The material below has pictures in it. Set down only the lines from the line containing "Rebuild this chart" through the line containing "2.6, 2.5, 2.4];", word for word, and leave the pictures behind.

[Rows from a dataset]
● ● ● ● ● ● ●

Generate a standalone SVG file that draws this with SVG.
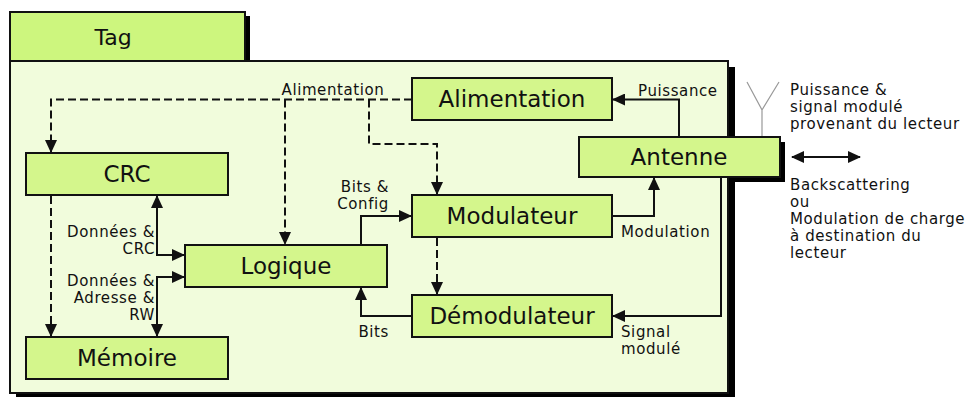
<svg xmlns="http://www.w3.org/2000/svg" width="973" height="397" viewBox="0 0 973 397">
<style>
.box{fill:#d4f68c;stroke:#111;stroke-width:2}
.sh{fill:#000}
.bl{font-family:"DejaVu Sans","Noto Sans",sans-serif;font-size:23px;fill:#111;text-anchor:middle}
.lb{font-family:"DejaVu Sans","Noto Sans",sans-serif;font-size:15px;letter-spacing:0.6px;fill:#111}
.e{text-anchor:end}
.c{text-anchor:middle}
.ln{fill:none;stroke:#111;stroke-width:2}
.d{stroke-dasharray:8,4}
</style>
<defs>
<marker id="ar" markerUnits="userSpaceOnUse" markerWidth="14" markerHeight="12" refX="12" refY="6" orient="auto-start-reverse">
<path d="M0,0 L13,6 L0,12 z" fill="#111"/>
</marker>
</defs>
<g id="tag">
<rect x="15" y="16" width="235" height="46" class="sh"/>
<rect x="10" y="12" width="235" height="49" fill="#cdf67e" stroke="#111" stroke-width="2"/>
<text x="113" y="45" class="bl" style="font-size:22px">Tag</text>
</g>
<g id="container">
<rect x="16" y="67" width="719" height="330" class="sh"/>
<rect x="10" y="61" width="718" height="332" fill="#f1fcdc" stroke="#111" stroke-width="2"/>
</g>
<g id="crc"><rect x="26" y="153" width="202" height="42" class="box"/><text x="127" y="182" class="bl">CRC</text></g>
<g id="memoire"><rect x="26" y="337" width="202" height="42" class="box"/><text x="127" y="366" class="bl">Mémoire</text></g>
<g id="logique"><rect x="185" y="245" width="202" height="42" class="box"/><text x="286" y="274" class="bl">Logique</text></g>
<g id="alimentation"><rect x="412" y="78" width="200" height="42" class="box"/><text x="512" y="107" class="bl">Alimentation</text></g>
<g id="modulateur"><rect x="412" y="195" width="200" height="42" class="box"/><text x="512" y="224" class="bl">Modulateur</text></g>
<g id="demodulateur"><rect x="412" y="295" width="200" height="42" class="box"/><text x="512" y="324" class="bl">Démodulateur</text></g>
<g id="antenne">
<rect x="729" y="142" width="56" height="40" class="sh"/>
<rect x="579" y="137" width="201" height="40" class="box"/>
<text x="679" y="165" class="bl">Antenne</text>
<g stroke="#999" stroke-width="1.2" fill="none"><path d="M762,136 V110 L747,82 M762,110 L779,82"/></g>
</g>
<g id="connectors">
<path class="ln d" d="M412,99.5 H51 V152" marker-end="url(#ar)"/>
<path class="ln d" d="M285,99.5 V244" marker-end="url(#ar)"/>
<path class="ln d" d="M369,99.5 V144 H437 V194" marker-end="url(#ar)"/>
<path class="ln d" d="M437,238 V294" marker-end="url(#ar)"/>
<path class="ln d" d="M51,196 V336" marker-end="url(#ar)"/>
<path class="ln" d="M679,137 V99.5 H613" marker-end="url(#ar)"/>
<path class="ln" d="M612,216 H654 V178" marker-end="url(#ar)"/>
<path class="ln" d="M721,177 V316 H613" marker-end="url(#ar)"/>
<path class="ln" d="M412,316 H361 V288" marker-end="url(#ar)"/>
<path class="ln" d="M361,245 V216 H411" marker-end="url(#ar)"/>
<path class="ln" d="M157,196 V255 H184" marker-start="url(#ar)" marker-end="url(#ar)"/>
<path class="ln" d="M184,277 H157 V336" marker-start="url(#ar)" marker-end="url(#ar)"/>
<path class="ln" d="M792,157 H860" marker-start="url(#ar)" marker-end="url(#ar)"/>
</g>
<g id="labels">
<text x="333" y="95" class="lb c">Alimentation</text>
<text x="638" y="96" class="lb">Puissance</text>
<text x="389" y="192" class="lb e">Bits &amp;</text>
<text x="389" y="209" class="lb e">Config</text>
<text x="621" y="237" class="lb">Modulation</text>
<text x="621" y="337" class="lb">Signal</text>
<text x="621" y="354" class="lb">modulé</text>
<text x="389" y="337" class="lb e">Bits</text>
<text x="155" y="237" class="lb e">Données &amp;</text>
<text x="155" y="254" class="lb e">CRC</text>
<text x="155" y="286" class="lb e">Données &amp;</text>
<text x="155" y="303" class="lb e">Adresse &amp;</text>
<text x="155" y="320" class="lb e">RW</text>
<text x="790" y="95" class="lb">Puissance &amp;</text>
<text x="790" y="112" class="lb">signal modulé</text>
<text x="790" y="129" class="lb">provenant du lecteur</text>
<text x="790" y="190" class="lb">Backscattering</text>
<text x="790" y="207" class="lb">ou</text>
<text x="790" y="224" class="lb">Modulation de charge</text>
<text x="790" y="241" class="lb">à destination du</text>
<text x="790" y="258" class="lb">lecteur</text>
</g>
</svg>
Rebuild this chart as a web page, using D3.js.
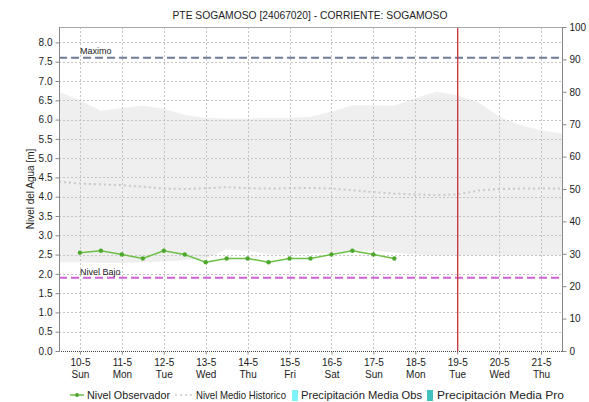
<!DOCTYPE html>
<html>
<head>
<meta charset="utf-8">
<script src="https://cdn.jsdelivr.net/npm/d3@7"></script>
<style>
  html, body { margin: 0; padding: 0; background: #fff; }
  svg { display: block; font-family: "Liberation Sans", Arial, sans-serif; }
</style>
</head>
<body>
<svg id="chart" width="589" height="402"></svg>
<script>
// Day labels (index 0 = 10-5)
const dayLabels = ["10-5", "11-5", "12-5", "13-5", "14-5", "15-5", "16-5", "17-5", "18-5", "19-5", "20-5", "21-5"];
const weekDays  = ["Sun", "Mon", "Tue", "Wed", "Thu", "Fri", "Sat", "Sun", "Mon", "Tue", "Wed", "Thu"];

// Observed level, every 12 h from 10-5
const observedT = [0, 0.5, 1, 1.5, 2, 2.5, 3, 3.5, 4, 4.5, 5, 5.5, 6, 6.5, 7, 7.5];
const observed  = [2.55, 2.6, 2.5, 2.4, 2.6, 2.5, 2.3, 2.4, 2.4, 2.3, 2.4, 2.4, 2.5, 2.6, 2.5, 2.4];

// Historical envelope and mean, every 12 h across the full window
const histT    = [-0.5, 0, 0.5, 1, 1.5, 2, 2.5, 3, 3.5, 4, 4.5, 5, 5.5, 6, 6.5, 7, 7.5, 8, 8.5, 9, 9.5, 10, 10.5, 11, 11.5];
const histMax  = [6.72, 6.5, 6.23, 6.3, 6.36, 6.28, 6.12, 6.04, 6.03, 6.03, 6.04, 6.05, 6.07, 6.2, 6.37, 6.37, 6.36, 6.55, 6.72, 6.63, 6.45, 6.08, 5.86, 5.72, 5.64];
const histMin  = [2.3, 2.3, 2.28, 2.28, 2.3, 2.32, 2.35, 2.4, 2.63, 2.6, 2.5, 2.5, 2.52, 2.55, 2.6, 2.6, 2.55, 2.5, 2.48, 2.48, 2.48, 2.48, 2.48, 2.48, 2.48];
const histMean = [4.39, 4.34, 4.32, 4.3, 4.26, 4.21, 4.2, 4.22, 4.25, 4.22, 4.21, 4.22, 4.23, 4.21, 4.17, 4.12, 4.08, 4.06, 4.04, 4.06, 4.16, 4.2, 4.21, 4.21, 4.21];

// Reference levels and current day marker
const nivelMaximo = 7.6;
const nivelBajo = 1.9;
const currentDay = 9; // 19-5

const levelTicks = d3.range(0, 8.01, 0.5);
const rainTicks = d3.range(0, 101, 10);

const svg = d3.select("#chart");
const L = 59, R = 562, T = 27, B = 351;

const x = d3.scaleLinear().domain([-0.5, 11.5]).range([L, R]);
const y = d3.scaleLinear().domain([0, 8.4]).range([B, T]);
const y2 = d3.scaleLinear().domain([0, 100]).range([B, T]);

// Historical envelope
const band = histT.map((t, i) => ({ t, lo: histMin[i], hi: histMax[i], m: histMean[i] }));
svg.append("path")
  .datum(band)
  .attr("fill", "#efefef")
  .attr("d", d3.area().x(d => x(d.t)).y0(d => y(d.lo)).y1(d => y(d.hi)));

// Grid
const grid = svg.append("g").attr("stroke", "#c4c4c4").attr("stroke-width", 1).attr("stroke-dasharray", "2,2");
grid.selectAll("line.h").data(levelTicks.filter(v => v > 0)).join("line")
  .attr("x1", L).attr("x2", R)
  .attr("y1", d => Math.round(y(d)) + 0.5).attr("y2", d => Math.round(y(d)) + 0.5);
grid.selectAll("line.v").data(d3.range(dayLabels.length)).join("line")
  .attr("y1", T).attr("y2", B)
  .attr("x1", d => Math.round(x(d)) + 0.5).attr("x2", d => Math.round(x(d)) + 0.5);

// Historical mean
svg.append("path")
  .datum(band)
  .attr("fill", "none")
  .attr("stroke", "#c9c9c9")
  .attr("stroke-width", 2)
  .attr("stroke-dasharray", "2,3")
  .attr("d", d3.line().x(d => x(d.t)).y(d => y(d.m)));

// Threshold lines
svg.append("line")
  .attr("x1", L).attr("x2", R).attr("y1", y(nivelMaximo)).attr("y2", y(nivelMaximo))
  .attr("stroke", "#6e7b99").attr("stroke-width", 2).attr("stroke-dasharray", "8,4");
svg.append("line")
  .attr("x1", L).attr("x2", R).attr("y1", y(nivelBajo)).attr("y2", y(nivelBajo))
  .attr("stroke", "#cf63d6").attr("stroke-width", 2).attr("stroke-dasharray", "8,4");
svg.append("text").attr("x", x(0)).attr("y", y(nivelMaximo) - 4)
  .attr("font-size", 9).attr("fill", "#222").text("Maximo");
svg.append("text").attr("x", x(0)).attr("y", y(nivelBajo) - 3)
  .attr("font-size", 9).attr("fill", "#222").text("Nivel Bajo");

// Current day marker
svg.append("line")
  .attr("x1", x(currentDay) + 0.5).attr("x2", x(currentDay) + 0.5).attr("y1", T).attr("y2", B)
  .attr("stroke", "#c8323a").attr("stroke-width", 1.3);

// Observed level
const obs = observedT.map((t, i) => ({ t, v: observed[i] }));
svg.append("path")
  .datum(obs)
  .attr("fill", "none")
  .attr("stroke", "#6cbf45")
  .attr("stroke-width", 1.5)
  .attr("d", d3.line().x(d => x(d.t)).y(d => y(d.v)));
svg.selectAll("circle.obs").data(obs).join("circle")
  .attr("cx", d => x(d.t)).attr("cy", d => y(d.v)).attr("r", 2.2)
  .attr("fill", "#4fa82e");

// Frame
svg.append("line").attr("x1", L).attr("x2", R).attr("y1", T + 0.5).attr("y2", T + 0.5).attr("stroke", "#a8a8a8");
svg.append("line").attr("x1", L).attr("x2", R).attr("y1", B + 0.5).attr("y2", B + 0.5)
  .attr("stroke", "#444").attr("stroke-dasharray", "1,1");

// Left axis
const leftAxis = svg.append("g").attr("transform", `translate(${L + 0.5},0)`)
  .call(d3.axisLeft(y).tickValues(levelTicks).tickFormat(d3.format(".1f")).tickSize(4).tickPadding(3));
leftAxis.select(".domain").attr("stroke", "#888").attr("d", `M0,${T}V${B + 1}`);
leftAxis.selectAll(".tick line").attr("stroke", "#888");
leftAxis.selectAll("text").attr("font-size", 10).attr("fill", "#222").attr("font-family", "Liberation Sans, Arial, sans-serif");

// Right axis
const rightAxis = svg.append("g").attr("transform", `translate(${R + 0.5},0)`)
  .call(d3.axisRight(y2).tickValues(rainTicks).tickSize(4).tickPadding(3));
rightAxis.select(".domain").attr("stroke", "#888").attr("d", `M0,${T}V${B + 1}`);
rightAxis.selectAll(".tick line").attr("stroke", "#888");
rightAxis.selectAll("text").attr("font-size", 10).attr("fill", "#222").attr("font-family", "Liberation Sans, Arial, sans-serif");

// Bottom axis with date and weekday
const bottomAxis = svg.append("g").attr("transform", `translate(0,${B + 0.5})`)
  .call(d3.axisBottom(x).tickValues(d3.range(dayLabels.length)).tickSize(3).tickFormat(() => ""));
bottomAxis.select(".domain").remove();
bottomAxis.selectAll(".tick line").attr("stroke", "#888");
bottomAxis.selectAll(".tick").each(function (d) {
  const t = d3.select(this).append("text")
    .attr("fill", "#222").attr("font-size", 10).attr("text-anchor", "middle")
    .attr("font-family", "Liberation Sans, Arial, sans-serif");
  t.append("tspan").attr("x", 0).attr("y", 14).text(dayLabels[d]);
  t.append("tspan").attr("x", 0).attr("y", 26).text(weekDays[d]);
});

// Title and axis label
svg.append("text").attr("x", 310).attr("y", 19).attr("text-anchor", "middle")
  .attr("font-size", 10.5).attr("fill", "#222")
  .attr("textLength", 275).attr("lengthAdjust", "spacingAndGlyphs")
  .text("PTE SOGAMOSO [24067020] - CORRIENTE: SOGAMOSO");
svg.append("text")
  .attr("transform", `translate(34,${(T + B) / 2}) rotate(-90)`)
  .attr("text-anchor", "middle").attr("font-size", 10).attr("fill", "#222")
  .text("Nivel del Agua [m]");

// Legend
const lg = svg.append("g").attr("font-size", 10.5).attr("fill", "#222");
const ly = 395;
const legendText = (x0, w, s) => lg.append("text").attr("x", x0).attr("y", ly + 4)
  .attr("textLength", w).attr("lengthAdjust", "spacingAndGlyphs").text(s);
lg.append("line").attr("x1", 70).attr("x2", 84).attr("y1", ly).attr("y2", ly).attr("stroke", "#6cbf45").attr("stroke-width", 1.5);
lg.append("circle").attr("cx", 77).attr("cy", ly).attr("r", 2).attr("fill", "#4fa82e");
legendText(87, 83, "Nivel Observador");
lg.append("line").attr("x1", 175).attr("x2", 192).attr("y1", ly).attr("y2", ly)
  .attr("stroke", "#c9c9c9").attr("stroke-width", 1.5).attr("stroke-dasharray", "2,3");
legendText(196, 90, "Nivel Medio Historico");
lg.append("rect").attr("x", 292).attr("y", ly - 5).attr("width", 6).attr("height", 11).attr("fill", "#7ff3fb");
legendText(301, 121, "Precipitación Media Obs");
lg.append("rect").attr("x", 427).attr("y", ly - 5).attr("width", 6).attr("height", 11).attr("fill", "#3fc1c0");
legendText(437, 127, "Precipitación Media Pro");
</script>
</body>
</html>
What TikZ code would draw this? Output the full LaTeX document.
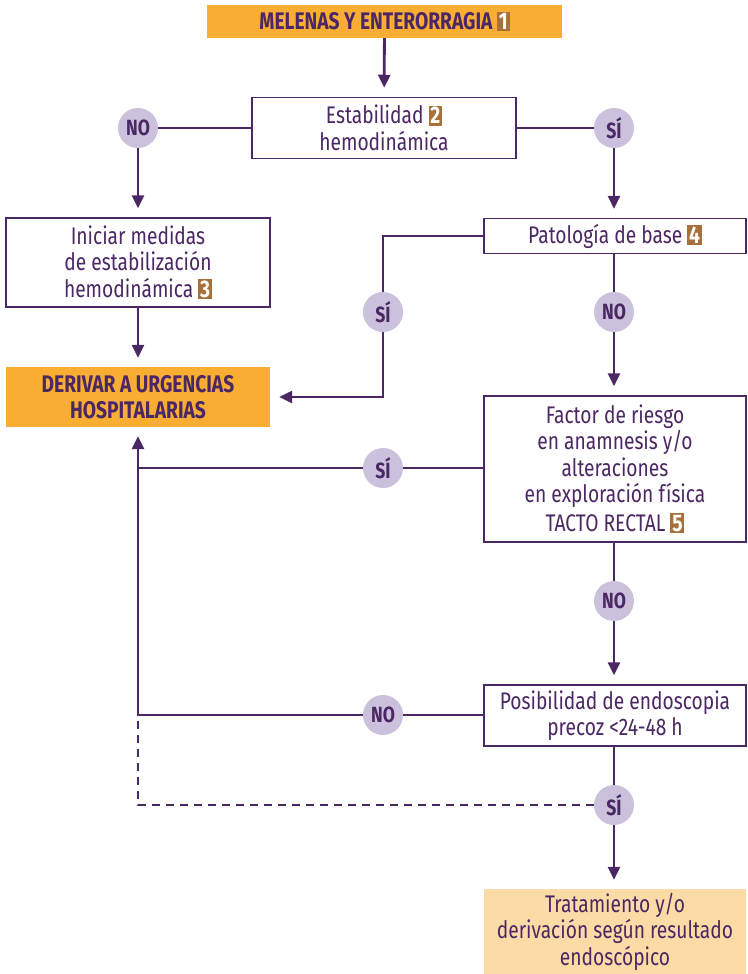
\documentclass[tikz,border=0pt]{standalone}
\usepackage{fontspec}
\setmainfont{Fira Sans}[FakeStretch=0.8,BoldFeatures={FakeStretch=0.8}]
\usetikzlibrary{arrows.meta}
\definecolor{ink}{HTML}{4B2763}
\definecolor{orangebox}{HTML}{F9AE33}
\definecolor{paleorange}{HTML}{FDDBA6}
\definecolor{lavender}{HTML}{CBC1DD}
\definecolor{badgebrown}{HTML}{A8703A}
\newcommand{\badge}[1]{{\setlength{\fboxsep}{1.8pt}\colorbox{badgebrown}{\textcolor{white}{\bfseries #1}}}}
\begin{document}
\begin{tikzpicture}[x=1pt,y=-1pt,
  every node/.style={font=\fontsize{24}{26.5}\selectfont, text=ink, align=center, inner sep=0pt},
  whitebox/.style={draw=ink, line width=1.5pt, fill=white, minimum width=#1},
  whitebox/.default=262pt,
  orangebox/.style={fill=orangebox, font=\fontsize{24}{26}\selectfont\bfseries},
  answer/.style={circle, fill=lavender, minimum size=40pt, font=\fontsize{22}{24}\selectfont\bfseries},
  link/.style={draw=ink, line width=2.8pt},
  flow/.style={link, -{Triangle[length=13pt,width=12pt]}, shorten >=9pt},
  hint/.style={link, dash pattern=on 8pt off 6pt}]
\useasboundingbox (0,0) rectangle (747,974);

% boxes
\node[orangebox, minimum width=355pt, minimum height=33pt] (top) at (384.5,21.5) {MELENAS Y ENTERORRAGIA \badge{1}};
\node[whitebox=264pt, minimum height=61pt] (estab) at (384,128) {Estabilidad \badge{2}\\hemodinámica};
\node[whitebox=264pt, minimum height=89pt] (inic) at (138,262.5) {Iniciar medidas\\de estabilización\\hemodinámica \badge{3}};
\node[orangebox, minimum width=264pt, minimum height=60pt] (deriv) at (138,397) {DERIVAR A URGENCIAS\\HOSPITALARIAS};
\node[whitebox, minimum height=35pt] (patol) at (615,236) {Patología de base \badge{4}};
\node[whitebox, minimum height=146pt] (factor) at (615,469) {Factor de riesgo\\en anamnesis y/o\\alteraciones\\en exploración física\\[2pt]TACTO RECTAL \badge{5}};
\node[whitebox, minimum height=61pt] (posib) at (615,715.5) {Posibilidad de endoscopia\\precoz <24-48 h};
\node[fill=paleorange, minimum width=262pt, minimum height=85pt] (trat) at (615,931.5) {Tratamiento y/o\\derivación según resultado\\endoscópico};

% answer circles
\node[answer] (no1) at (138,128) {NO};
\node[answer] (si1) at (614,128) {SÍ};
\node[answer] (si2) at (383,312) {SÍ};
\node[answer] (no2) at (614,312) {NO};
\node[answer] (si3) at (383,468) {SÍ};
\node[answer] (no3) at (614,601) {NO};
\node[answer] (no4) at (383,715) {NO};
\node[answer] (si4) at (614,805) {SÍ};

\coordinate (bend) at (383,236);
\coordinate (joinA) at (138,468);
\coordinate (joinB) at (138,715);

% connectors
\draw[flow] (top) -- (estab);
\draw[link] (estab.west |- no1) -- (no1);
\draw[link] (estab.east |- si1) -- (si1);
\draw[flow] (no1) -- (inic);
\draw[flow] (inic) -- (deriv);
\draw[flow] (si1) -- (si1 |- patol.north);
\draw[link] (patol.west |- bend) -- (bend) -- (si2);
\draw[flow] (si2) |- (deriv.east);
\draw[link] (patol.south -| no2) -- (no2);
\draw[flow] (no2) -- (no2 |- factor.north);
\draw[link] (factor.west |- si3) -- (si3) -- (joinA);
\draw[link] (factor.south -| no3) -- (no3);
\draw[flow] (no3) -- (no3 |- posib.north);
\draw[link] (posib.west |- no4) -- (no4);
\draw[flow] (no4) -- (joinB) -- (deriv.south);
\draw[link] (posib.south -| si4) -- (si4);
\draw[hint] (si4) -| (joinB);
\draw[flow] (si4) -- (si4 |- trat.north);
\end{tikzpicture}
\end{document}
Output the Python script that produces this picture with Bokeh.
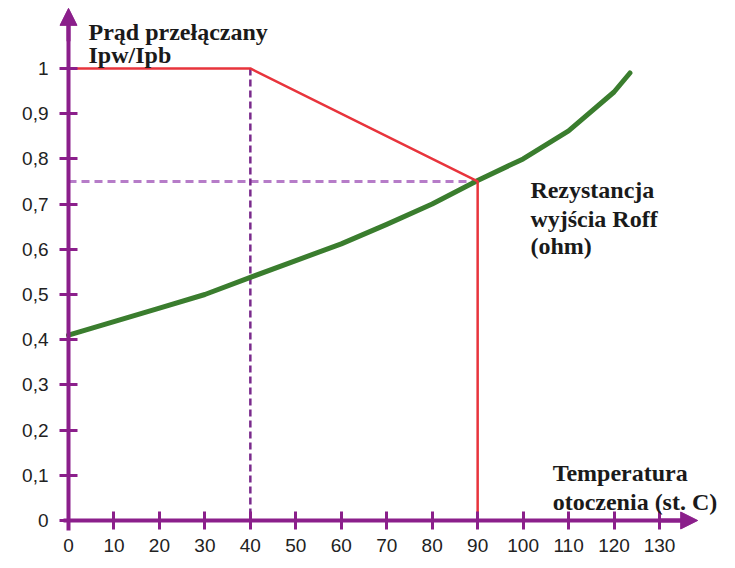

● ● ● ● ● ● ●

Complete output |
Rebuild this chart as a web page, using D3.js.
<!DOCTYPE html>
<html>
<head>
<meta charset="utf-8">
<script src="https://cdn.jsdelivr.net/npm/d3@7"></script>
<style>
  html, body { margin: 0; padding: 0; background: #fff; }
  svg { display: block; font-family: "Liberation Sans", Arial, sans-serif; }
</style>
</head>
<body>
<svg id="chart" width="589" height="402"></svg>
<script>
// Day labels (index 0 = 10-5)
const dayLabels = ["10-5", "11-5", "12-5", "13-5", "14-5", "15-5", "16-5", "17-5", "18-5", "19-5", "20-5", "21-5"];
const weekDays  = ["Sun", "Mon", "Tue", "Wed", "Thu", "Fri", "Sat", "Sun", "Mon", "Tue", "Wed", "Thu"];

// Observed level, every 12 h from 10-5
const observedT = [0, 0.5, 1, 1.5, 2, 2.5, 3, 3.5, 4, 4.5, 5, 5.5, 6, 6.5, 7, 7.5];
const observed  = [2.55, 2.6, 2.5, 2.4, 2.6, 2.5, 2.3, 2.4, 2.4, 2.3, 2.4, 2.4, 2.5, 2.6, 2.5, 2.4];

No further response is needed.